Blogs > Pismo’s Daniela Binatti and Mauricio Galdieri talk about chaos engineering
11 agosto –

Pismo’s Daniela Binatti and Mauricio Galdieri talk about chaos engineering

Speaking at the Febraban Tech conference in São Paulo, Brazil, Daniela and Mauricio discussed the need for this technology and how we use it to improve our platform

Maurício Grego

Pismo employs chaos engineering to assure our banking and payments platform is reliable and resilient. Daniela Binatti, Co-Founder and CTO at Pismo, and Mauricio Galdieri, Software Architect, spoke about this technology today at the Febraban Tech conference in São Paulo, Brazil.

Daniela and Mauricio discussed the need for chaos engineering in financial services and explained how Pismo uses it to improve our platform. “We have hundreds of APIs built on Kubernetes pods, running on public cloud infrastructure. This complex architecture has powerful features and brings many benefits – but also complexity,” says Daniela.
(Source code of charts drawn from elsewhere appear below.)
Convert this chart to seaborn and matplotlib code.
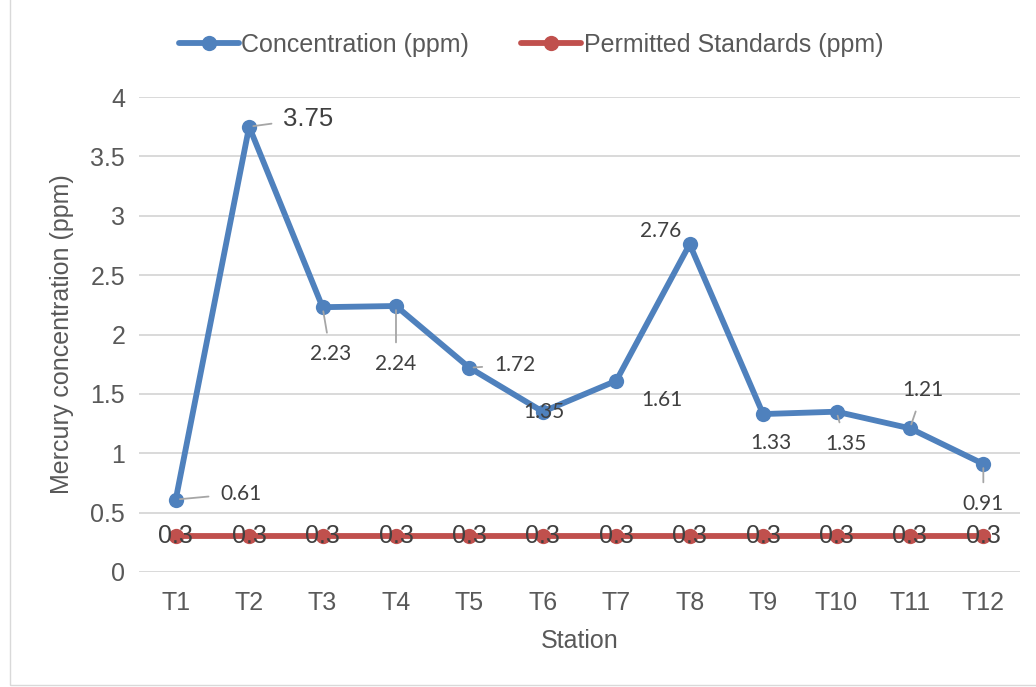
import numpy as np
import pandas as pd
import matplotlib.pyplot as plt
import seaborn as sns
from matplotlib.patches import Rectangle

# data
stations = ['T1', 'T2', 'T3', 'T4', 'T5', 'T6', 'T7', 'T8', 'T9', 'T10', 'T11', 'T12']
concentration = [0.61, 3.75, 2.23, 2.24, 1.72, 1.35, 1.61, 2.76, 1.33, 1.35, 1.21, 0.91]
permitted = [0.3] * 12

# label placement (pixels from the point) and whether Excel drew a leader line
label_offsets = [(65, 6), (59, 8), (8, -47), (0, -58), (45, 3), (1, 0),
                 (46, -19), (-29, 13), (8, -29), (9, -32), (13, 38), (0, -40)]
leaders = [True, True, True, True, True, False, False, False, False, True, True, True]

blue = '#4F81BD'
red = '#C0504D'
txt = '#404040'
tick_col = '#595959'

sns.set_style('white')
plt.rcParams['font.family'] = ['Liberation Sans', 'DejaVu Sans']

fig = plt.figure(figsize=(10.36, 6.87), dpi=100)
ax = fig.add_axes([0.1342, 0.1674, 0.8504, 0.6914])

df = pd.DataFrame({'Station': stations, 'Concentration (ppm)': concentration,
                   'Permitted Standards (ppm)': permitted})

sns.lineplot(data=df, x='Station', y='Concentration (ppm)', ax=ax, color=blue,
             linewidth=4.2, marker='o', markersize=11, markeredgewidth=0,
             label='Concentration (ppm)', zorder=3)
sns.lineplot(data=df, x='Station', y='Permitted Standards (ppm)', ax=ax, color=red,
             linewidth=4.2, marker='o', markersize=11, markeredgewidth=0,
             label='Permitted Standards (ppm)', zorder=3)

ax.set_xlim(-0.5, 11.5)
ax.set_ylim(0, 4)
ax.set_yticks(np.arange(0, 4.01, 0.5))
ax.set_yticklabels(['0', '0.5', '1', '1.5', '2', '2.5', '3', '3.5', '4'])
ax.grid(axis='y', color='#D9D9D9', linewidth=1.4)
ax.set_axisbelow(True)
for s in ax.spines.values():
    s.set_visible(False)
ax.tick_params(axis='both', length=0, labelsize=18, colors=tick_col)
ax.tick_params(axis='x', pad=14)
ax.tick_params(axis='y', pad=10)
ax.set_xlabel('Station', fontsize=18, color=tick_col, labelpad=10)
ax.set_ylabel('Mercury concentration (ppm)', fontsize=18, color=tick_col, labelpad=12)

# data labels for the concentration series
for i, (v, (dx, dy), lead) in enumerate(zip(concentration, label_offsets, leaders)):
    big = (i == 1)
    kw = dict(fontsize=18.5, family=['Liberation Sans']) if big else dict(fontsize=15, family=['Lato', 'DejaVu Sans'])
    arrow = dict(arrowstyle='-', color='#A6A6A6', lw=1.3, shrinkA=6, shrinkB=3) if lead else None
    ax.annotate(f'{v:g}', xy=(i, v), xytext=(dx, dy), textcoords='offset pixels',
                ha='center', va='center', color=txt, arrowprops=arrow, zorder=5, **kw)

# data labels for the standards line
for i, v in enumerate(permitted):
    ax.annotate(f'{v:g}', xy=(i, v), xytext=(0, 0), textcoords='offset pixels',
                ha='center', va='center', color=txt, fontsize=18, zorder=5,
                family=['Liberation Sans'])

ax.get_legend().remove()
handles, labels = ax.get_legend_handles_labels()
fig.legend(handles, labels, loc='center', bbox_to_anchor=(0.5125, 0.9345), ncol=2,
           frameon=False, fontsize=18, handlelength=2.4, handletextpad=0.1,
           columnspacing=2.1, borderpad=0, labelcolor=tick_col)

# chart area border
fig.patches.append(Rectangle((0.0097, 0.003), 0.995, 1.05, transform=fig.transFigure,
                             fill=False, edgecolor='#D9D9D9', linewidth=1))

fig.savefig('out.png', dpi=100)
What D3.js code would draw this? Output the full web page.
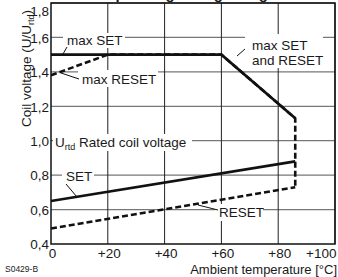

“Our applications use distributed databases, intricate communication processes, and temporary resources. We create and kill Kubernetes pods every day. So, it’s challenging to foresee how the system would react to unpredicted failures. With chaos engineering, we voluntarily create problems that applications could face in real-life operations. Thus, we can learn about the platform and make it more resilient.”

Breaking things on purpose

“We break our systems pro-actively, so they don’t break out of our control,” adds Mauricio Galdieri. “What happens when we have abnormal latency on a communication link? If an application becomes unavailable, how will other applications react? These are questions we can answer by doing chaos experiments”, he says.

Mauricio highlights that chaos experiments are not simple tests: “When we perform a test, we expect a certain result. The system may either fail or pass. When we do a chaos experiment, we may have a hypothesis. However, we don’t know for sure what will happen. If the hypothesis is confirmed, we gain confidence in the system. Otherwise, we learn about it and can use the acquired knowledge to improve it.”

Mauricio says that a common misconception is thinking chaos engineering is something only nerds should care about. “There are unexpected situations not directly related to software that could affect the computer systems. Google, for example, makes experiments simulating the effects of a hypothetical earthquake in California. Other companies simulate situations in which someone inside the data centre feels sick or suffers an accident, for instance.”

The error budget

Our software architect has two main recommendations for companies adopting chaos engineering. The first one is to automate the experiments as much as possible. “The chaos engineering comprises processes that may fail. If we automate them, we can apply the chaos engineering procedures to improve them.” We use the Gremlin tool to manage the experiments.

The second recommendation is to use part of the company’s error budget to do the experiments. Pismo’s contracts, for example, usually specify a service level agreement (SLA) of 99.99%. This means the systems can become unavailable for a few seconds per day without breaking contracts. These few seconds are the error budget. “We can use part of this time to perform experiments. It’s very worthwhile. We may make the system fail for a while, but this will assure that it won’t fail more extensively.”